More graduates

Move 9th grade to high school
This is an archived article that was published on sltrib.com in 2012, and information in the article may be outdated. It is provided only for personal research purposes and may not be reprinted.

Granite School District is considering a proposal from the principal of Granger High School to move ninth grade students from middle school into the high school.

It's a good idea, and other high schools that have not made the change already should put it into their plans for the not-too-distant future.

Putting the ninth grade into senior high school has long been a no-brainer, since ninth-grade courses and grades are counted as high school when college admissions officers look at a student's record to determine whether that person meets the school's requirements or needs remedial classes.

And there is another reason that Granger High Principal Jerry Haslam recognizes: Getting a ninth-grader into the high school system could increase his chances of graduating. Students start down the dropout road long before 10th grade. Some drop out before ninth grade, but many make it at least that far.
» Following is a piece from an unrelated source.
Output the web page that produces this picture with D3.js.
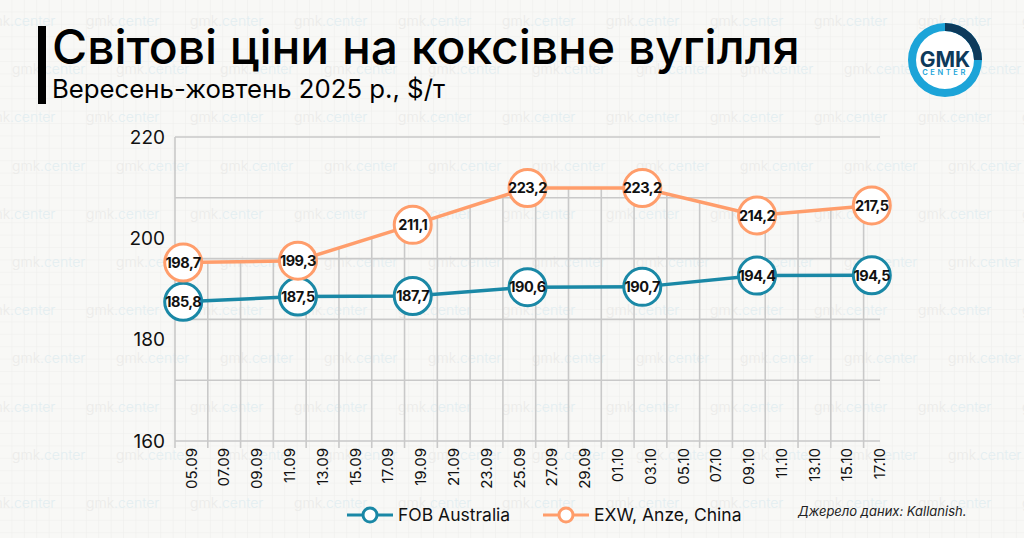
<!DOCTYPE html>
<html>
<head>
<meta charset="utf-8">
<script src="https://cdn.jsdelivr.net/npm/d3@7"></script>
<style>
    body { margin: 0; background: #f7f7f5; }
    svg { display: block; font-family: Inter, "Noto Sans", sans-serif; }
</style>
</head>
<body>
<div id="chart"></div>
<script>
// weekly prices, $/t
var dates = ["05.09", "12.09", "19.09", "26.09", "03.10", "10.10", "17.10"];
var fob_australia = [185.8, 187.5, 187.7, 190.6, 190.7, 194.4, 194.5];
var exw_anze = [198.7, 199.3, 211.1, 223.2, 223.2, 214.2, 217.5];

var series_names = ["FOB Australia", "EXW, Anze, China"];
var series_colors = ["#1a88a6", "#ff9d6b"];

// x axis labels, every second day
var x_ticks = ["05.09", "07.09", "09.09", "11.09", "13.09", "15.09", "17.09", "19.09", "21.09", "23.09", "25.09",
    "27.09", "29.09", "01.10", "03.10", "05.10", "07.10", "09.10", "11.10", "13.10", "15.10", "17.10"];
// gridlines of the plotted scale vs. the labels printed on the left
var y_grid = [140, 160, 180, 200, 220, 240];
var y_labels = [160, 180, 200, 220];

var title = "Світові ціни на коксівне вугілля";
var subtitle = "Вересень-жовтень 2025 р., $/т";
var source = "Джерело даних: Kallanish.";

var W = 1024, H = 538;
var plot = { left: 175, right: 880, top: 137, bottom: 441 };

var parseDay = d3.timeParse("%d.%m.%Y");
function toDate(s) { return parseDay(s + ".2025"); }
function dayMid(s) { return d3.timeHour.offset(toDate(s), 12); }

var x = d3.scaleTime()
    .domain([toDate("05.09"), toDate("18.10")])
    .range([plot.left, plot.right]);

var y = d3.scaleLinear()
    .domain([d3.min(y_grid), d3.max(y_grid)])
    .range([plot.bottom, plot.top]);

var yLabel = d3.scaleLinear()
    .domain([d3.min(y_labels), d3.max(y_labels)])
    .range([plot.bottom, plot.top]);

var svg = d3.select("#chart").append("svg")
    .attr("width", W)
    .attr("height", H);

var defs = svg.append("defs");

// faint squared paper
var pat = defs.append("pattern")
    .attr("id", "paper")
    .attr("width", 12.4)
    .attr("height", 12.4)
    .attr("patternUnits", "userSpaceOnUse");
pat.append("rect").attr("width", 12.4).attr("height", 12.4).attr("fill", "#f8f8f6");
pat.append("path").attr("d", "M12.4 0V12.4H0").attr("fill", "none").attr("stroke", "#eeeeec").attr("stroke-width", 1);

svg.append("rect").attr("width", W).attr("height", H).attr("fill", "url(#paper)");

// watermark rows
var wm = svg.append("g").attr("font-size", 14).attr("font-weight", 300);
for (var r = 0; r < 11; r++) {
    var off = (r % 2 == 0) ? -18 : 12;
    for (var cx = off; cx < W; cx += 104) {
        var t = wm.append("text")
            .attr("x", cx)
            .attr("y", 22 + r * 48.2)
            .attr("dominant-baseline", "middle");
        t.append("tspan").attr("fill", "#ebebe9").text("gmk");
        t.append("tspan").attr("fill", "#e3eef1").text(".center");
    }
}

// header
svg.append("rect").attr("x", 38).attr("y", 26).attr("width", 8).attr("height", 78).attr("fill", "#000");

var tt = svg.append("text")
    .attr("x", 52).attr("y", 64)
    .attr("font-size", 46).attr("font-weight", 500)
    .attr("fill", "#000")
    .text(title);
var tw = tt.node().getComputedTextLength();
tt.attr("font-size", 46 * 748 / tw);

var st = svg.append("text")
    .attr("x", 52).attr("y", 98)
    .attr("font-size", 24)
    .attr("fill", "#000")
    .text(subtitle);
var sw = st.node().getComputedTextLength();
st.attr("font-size", 24 * 393 / sw);

// logo
var logo = svg.append("g").attr("transform", "translate(945,60)");
logo.append("circle").attr("r", 30).attr("fill", "#fff");
var arc = d3.arc().innerRadius(29).outerRadius(37);
logo.append("path").attr("d", arc({ startAngle: 0, endAngle: 2 * Math.PI })).attr("fill", "#1ca4d8");
logo.append("path").attr("d", arc({ startAngle: 0, endAngle: Math.PI / 2 })).attr("fill", "#0d3a5b");
logo.append("text").attr("y", 7).attr("text-anchor", "middle")
    .attr("font-size", 21).attr("font-weight", 700).attr("fill", "#0d3a5b").text("GMK");
logo.append("text").attr("y", 15).attr("text-anchor", "middle")
    .attr("font-size", 7.5).attr("font-weight", 600).attr("letter-spacing", 2.6).attr("fill", "#1ca4d8").text("CENTER");

// horizontal grid
var grid = svg.append("g").attr("stroke", "#c9c9c9").attr("stroke-width", 1.6);
grid.selectAll("line.h")
    .data(y_grid)
    .enter().append("line")
    .attr("x1", plot.left).attr("x2", plot.right)
    .attr("y1", function(d) { return y(d); })
    .attr("y2", function(d) { return y(d); });

// vertical grid only shows below the orange line
var clipArea = d3.area()
    .x(function(d, i) { return x(dayMid(dates[i])); })
    .y0(plot.bottom)
    .y1(function(d) { return y(d); });
defs.append("clipPath").attr("id", "under")
    .append("path").attr("d", clipArea(exw_anze));

grid.append("g").attr("clip-path", "url(#under)")
    .selectAll("line")
    .data(x_ticks.slice(1))
    .enter().append("line")
    .attr("x1", function(d) { return x(toDate(d)); })
    .attr("x2", function(d) { return x(toDate(d)); })
    .attr("y1", plot.top).attr("y2", plot.bottom);

// tick marks under the axis
grid.selectAll("line.tick")
    .data(x_ticks)
    .enter().append("line")
    .attr("x1", function(d) { return x(toDate(d)); })
    .attr("x2", function(d) { return x(toDate(d)); })
    .attr("y1", plot.bottom).attr("y2", plot.bottom + 7);

grid.append("line")
    .attr("x1", plot.left).attr("x2", plot.left)
    .attr("y1", plot.top).attr("y2", plot.bottom);

// y labels
svg.append("g").selectAll("text")
    .data(y_labels)
    .enter().append("text")
    .attr("x", 165)
    .attr("y", function(d) { return yLabel(d); })
    .attr("dy", "0.35em")
    .attr("text-anchor", "end")
    .attr("font-size", 19)
    .attr("fill", "#111")
    .text(function(d) { return d; });

// x labels
svg.append("g").selectAll("text")
    .data(x_ticks)
    .enter().append("text")
    .attr("transform", function(d) {
        return "translate(" + x(d3.timeDay.offset(toDate(d), 1)) + "," + (plot.bottom + 7) + ")rotate(-90)";
    })
    .attr("text-anchor", "end")
    .attr("dy", "0.35em")
    .attr("font-size", 15)
    .attr("fill", "#111")
    .text(function(d) { return d; });

// series
var fmt = function(v) { return d3.format(".1f")(v).replace(".", ","); };
var all_series = [fob_australia, exw_anze];

all_series.forEach(function(vals, s) {
    var line = d3.line()
        .x(function(d, i) { return x(dayMid(dates[i])); })
        .y(function(d) { return y(d); });

    svg.append("path")
        .attr("d", line(vals))
        .attr("fill", "none")
        .attr("stroke", series_colors[s])
        .attr("stroke-width", 3.5);

    var pts = svg.append("g").selectAll("g")
        .data(vals)
        .enter().append("g")
        .attr("transform", function(d, i) { return "translate(" + x(dayMid(dates[i])) + "," + y(d) + ")"; });

    pts.append("circle")
        .attr("r", 18.5)
        .attr("fill", "#fff")
        .attr("stroke", series_colors[s])
        .attr("stroke-width", 3);

    pts.append("text")
        .attr("text-anchor", "middle")
        .attr("dy", "0.36em")
        .attr("font-size", 14.5)
        .attr("font-weight", 700)
        .attr("letter-spacing", -0.5)
        .attr("fill", "#111")
        .text(function(d) { return fmt(d); });
});

// legend
var legend_x = [347, 543];
series_names.forEach(function(name, s) {
    var g = svg.append("g").attr("transform", "translate(" + legend_x[s] + ",515)");
    g.append("line").attr("x1", 0).attr("x2", 46)
        .attr("stroke", series_colors[s]).attr("stroke-width", 3);
    g.append("circle").attr("cx", 23).attr("r", 7)
        .attr("fill", "#fff").attr("stroke", series_colors[s]).attr("stroke-width", 3);
    g.append("text").attr("x", 51).attr("dy", "0.36em")
        .attr("font-size", 17.5).attr("fill", "#111").text(name);
});

svg.append("text")
    .attr("x", 798).attr("y", 516)
    .attr("font-size", 13)
    .attr("font-style", "italic")
    .attr("fill", "#222")
    .text(source);
</script>
</body>
</html>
For some of those students, the counselors, faculty, older classmates and extracurriculur activities in high school might help keep them on the rolls.

Kearns, Hunter and Cottonwood, also in Granite district, are in the early stages of investigating moving ninth grade into the high schools. Canyons School District's board decided in 2010 to make the change. As of 2013-14, Canyons' middle schools will include grades six through eight, and high schools will be nine through 12.

Granger's graduation rate is just 60 percent, well below the Beehive State's overall rate of 76 percent. Haslam and his staff surveyed more than 400 students, parents, teachers, staff and community members over a two-month period and found 74 percent were in favor of his proposal to move ninth grade to the high school when a new, expanded Granger High opens in 2013-14.

Nancy Day, a Granger parent and vice chair of the Granger Community Council, favors the proposal. "A lot of times the ninth grade is like their free year, it's their fun year," she said. "I think that's what they're hoping will come about with this change, that they'll take it a little more serious."

There is no room in Utah's struggling public education system for a year of fooling around. Utah's high school graduation rate dropped from a state-reported 90 percent to about 78 percent when a new federally mandated measurement that includes ninth graders was adopted.

Ninth grade is a pivotal year for struggling students. Putting them into classes with older, more mature students and monitoring them more closely could lead to more of them earning that all-important diploma.